Остаток пути он ехал очень медленно и опоздал на встречу с Карлом.

И с тех пор всегда, когда он вел машину, из глубин памяти всплывали мордочки детишек, махавших ему с заднего сиденья «фиата», и фигура их папаши, вцепившегося в руль так, как крестьянин держится за ручки плуга.

Шеф счел бы это симптомом болезни.

В самолете он сидел, скучая, в своем кресле над крылом. Рядом с ним расположилась американка в туфлях на высоких каблуках. На мгновение у него возникло искушение попытаться передать через нее записку своим людям в Берлине, но он тут же отказался от этой затеи. Она наверняка решит, что он с ней заигрывает, а Петерс сразу все поймет. К тому же какой вообще смысл что-то предпринимать? Шеф знал, что происходило. Шеф сделал все, чтобы это произошло. К этому добавить было нечего.

Оставалось только гадать, что с ним случится дальше. Об этом Шеф ничего не говорил. Его волновала только тактика:

«Не выдавай им всей информации сразу, заставь их попотеть. Путайся в деталях, опускай отдельные подробности, повторяйся. Будь упрям и несговорчив, не облегчай им задачу. Пей как можно больше. И не поддавайся на идеологическую обработку – они тебе все равно не поверят. Они хотят иметь дело с человеком, который им продался, они хотят столкновения с бывшим врагом, Алек, а не исповеди фальшиво обращенного в их веру. А превыше всего они стремятся сами из всего делать выводы, использовать собственную дедукцию. Почва для этого унавожена, мы уже давно позаботились об этом – подбросили мелкие улики, незначительные обрывки информации. Ты станешь для них последней стадией поиска спрятанных сокровищ».

Ему пришлось согласиться на все: невозможно отступить в крупной игре, когда вся предварительная работа уже кем-то проделана за тебя.

«Могу твердо заверить тебя в одном: оно того стоит. Мы это делаем, исходя из высших интересов государства, Алек. Сумей все вытерпеть, и мы одержим великую победу».

Лимас сомневался в своей способности выдерживать пытки. Он вспомнил книгу Кестлера, где революционер готовил себя к грядущим мучениям, прижигая пальцы спичками. Читал он немного, но это прочел и запомнил.

Когда они приземлились в Темпльхофе, уже почти совсем стемнело. Лимас видел, как берлинские огни словно поднялись навстречу, почувствовал глухой удар шасси о посадочную полосу, увидел, как офицеры пограничной и таможенной служб приблизились к лайнеру, возникнув из сумрака.

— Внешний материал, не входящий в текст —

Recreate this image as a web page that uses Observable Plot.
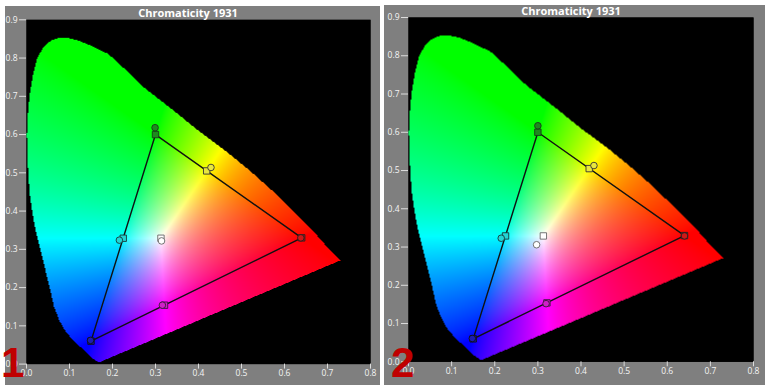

На мгновение Лимас испугался, не попадется ли ему в аэропорту кто-нибудь из старых знакомых. Но они с Петерсом прошли бок о бок нескончаемыми коридорами, миновали поверхностную проверку паспортов и багажа, но нигде не мелькнуло ни одного знакомого, никто не повернулся, чтобы поздороваться с ним. И тогда он понял, что на самом деле это был не страх, а надежда – смутная надежда на то, что его молчаливое согласие продолжать игру вдруг придется пересмотреть под давлением неожиданных обстоятельств.

Ему показалось примечательным, что Петерс больше не делал вид, будто они путешествуют по отдельности. Все выглядело так, словно для Петерса Западный Берлин был уже безопасной территорией, где бдительность и осторожность не особенно требовались, – так, всего лишь последняя стадия пути на восток.

Они шли через большой зал терминала к главному выходу, когда Петерс вдруг, как показалось, передумал, резко сменил направление и повел Лимаса к небольшой двери сбоку, выходившей на парковку и стоянку такси. Здесь Петерс задержался ненадолго, стоя под фонарем, подсвечивавшим дверь снаружи, поставил свой чемодан рядом на тротуар, демонстративно вынул газету, сложил ее, запихнул в левый карман плаща и снова взялся за ручку чемодана. В тот же момент фары у одного из автомобилей на автостоянке включились, мигнули и погасли.